Ils étaient aussi sévères avec eux-même. Ils écrivirent, par exemple, la mort dans l’âme, des critiques émises contre eux par des officiels tels que, « Ces jours-ci, les chroniqueurs somnolent trop souvent », ou « Ils sont de moins en moins disciplinés, il faudra bien les reprendre en main. ».
A mon avis, les historiens tinrent à la fois pour garantir la neutralité des faits historiques et pour laisser des commentaires qui leur paraissaient pertinents pour que les futurs générations s’en servent comme des exemples.
5. Ces annales peuvent être consultés, en hangeul, sur Internet
Ces chroniques furent écrites en caractères chinois comme ils restaient les lettres qu’on utilisait pour la rédaction des documents officiels jusqu’à la fin du 19e siècle. Après la guerre, les deux Corées ont traduit, chacune de son côté, ces chroniques en hangeul.
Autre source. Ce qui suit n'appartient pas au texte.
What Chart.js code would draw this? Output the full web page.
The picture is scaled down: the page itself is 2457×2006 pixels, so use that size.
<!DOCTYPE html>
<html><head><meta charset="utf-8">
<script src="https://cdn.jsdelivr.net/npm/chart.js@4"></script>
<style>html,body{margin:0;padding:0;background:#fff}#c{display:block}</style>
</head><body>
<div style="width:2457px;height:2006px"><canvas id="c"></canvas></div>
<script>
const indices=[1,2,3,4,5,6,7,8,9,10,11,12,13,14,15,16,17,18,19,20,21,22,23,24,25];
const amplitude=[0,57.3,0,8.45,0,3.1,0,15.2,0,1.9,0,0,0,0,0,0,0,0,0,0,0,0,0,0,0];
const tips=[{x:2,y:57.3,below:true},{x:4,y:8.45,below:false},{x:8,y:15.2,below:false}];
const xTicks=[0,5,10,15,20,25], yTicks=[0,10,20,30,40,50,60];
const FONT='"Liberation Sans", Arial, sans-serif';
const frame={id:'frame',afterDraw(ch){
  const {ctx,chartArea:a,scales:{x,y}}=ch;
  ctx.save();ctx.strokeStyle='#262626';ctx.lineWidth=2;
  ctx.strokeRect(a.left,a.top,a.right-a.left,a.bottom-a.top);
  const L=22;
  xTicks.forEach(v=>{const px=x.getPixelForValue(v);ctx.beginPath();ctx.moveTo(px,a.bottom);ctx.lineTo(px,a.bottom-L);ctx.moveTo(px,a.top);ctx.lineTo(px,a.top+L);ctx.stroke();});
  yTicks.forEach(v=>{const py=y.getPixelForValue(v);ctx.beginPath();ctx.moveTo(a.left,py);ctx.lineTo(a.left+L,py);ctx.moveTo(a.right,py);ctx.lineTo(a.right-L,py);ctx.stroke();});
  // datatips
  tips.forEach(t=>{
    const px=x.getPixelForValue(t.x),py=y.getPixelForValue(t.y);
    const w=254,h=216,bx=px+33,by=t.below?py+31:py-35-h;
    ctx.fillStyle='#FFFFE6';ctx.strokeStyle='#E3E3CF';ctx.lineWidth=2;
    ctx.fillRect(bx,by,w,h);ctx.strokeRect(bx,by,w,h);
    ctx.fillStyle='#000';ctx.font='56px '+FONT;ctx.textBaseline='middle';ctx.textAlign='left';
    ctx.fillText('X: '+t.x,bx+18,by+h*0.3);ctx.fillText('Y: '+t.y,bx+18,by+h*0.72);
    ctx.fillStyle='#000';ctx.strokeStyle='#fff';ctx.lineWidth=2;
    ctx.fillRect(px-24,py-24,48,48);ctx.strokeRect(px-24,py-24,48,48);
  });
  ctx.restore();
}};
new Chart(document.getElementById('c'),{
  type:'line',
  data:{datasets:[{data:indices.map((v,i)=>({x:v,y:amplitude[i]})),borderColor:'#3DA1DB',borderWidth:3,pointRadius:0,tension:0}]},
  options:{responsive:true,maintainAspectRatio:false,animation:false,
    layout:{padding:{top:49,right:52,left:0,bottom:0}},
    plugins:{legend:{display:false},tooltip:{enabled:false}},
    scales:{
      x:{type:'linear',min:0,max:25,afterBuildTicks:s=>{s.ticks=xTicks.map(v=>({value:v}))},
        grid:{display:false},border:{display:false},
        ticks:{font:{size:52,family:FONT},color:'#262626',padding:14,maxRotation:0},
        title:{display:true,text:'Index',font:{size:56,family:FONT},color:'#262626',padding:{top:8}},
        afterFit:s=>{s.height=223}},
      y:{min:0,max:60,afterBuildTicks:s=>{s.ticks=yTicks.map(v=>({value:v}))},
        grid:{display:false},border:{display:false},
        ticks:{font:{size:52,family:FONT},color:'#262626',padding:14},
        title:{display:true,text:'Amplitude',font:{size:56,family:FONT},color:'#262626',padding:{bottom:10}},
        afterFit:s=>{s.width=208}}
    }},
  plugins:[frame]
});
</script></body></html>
Puis, la Corée du Sud acheva l’informatisation de ces documents originaux et traduits en 1995. N’importe qui peut consulter ces documents sur Internet depuis 2005 : https://sillok.history.go.kr/main/main.do
Et vous vous en doutez bien. C’était une véritable manne pour les scénaristes et les romanciers ! Les évènements et les personnages traités dans les romans ou séries historiques devinrent plus variés avec des détails plus fidèles à ceux de l’époque.
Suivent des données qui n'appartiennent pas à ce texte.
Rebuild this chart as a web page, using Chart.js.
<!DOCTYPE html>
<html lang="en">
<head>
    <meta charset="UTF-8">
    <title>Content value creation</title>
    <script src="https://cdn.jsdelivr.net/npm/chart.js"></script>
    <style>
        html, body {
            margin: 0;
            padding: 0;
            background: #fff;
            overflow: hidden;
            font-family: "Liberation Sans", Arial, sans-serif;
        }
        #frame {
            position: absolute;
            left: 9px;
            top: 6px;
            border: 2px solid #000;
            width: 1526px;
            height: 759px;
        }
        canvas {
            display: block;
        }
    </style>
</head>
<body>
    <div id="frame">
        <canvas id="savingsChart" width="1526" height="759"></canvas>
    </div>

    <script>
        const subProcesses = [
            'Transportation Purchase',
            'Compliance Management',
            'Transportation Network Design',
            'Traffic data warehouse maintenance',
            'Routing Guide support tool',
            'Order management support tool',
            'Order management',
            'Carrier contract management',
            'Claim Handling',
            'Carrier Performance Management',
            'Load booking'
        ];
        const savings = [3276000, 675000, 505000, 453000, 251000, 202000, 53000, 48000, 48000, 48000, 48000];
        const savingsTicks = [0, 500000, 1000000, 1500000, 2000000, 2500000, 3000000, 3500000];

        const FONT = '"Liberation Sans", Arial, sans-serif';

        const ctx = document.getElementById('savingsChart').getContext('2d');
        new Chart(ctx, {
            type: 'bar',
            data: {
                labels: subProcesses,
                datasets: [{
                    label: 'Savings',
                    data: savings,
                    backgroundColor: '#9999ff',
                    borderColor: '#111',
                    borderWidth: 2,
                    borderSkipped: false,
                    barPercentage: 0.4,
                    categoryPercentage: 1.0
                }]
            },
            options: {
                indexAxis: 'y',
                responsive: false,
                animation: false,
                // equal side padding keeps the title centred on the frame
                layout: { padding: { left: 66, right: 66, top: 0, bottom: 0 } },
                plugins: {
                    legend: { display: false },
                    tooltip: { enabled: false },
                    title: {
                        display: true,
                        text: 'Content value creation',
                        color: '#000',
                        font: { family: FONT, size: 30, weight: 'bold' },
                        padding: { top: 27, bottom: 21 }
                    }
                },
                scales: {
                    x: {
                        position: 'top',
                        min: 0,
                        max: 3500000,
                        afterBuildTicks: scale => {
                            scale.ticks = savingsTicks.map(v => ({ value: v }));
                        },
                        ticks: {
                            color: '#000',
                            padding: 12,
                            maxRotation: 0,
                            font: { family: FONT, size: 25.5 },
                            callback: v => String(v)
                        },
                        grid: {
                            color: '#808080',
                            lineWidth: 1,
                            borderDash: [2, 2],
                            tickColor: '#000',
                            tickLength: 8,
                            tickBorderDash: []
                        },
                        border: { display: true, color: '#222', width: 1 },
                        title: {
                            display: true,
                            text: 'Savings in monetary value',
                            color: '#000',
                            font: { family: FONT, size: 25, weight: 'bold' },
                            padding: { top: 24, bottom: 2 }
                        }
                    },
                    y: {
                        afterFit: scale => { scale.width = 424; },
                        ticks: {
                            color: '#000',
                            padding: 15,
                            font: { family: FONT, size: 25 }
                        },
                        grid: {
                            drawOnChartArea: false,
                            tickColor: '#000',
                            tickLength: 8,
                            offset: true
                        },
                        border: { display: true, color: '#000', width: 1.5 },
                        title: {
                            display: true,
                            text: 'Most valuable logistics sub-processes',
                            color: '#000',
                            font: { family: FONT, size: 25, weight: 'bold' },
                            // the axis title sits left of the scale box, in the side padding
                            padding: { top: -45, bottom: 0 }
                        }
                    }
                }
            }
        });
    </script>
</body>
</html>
6. Mémoire du monde de l’Unesco
Ces archives sont classées comme trésor national de la Corée du Sud en 1973 et Mémoire du monde de l’Unesco en 1997, sauf les annales des deux derniers rois, Gojong et Sunjong. Car, elles étaient compilées pendant l’occupation japonaise, donc gravement déformées par les historiens révisionnistes nippons.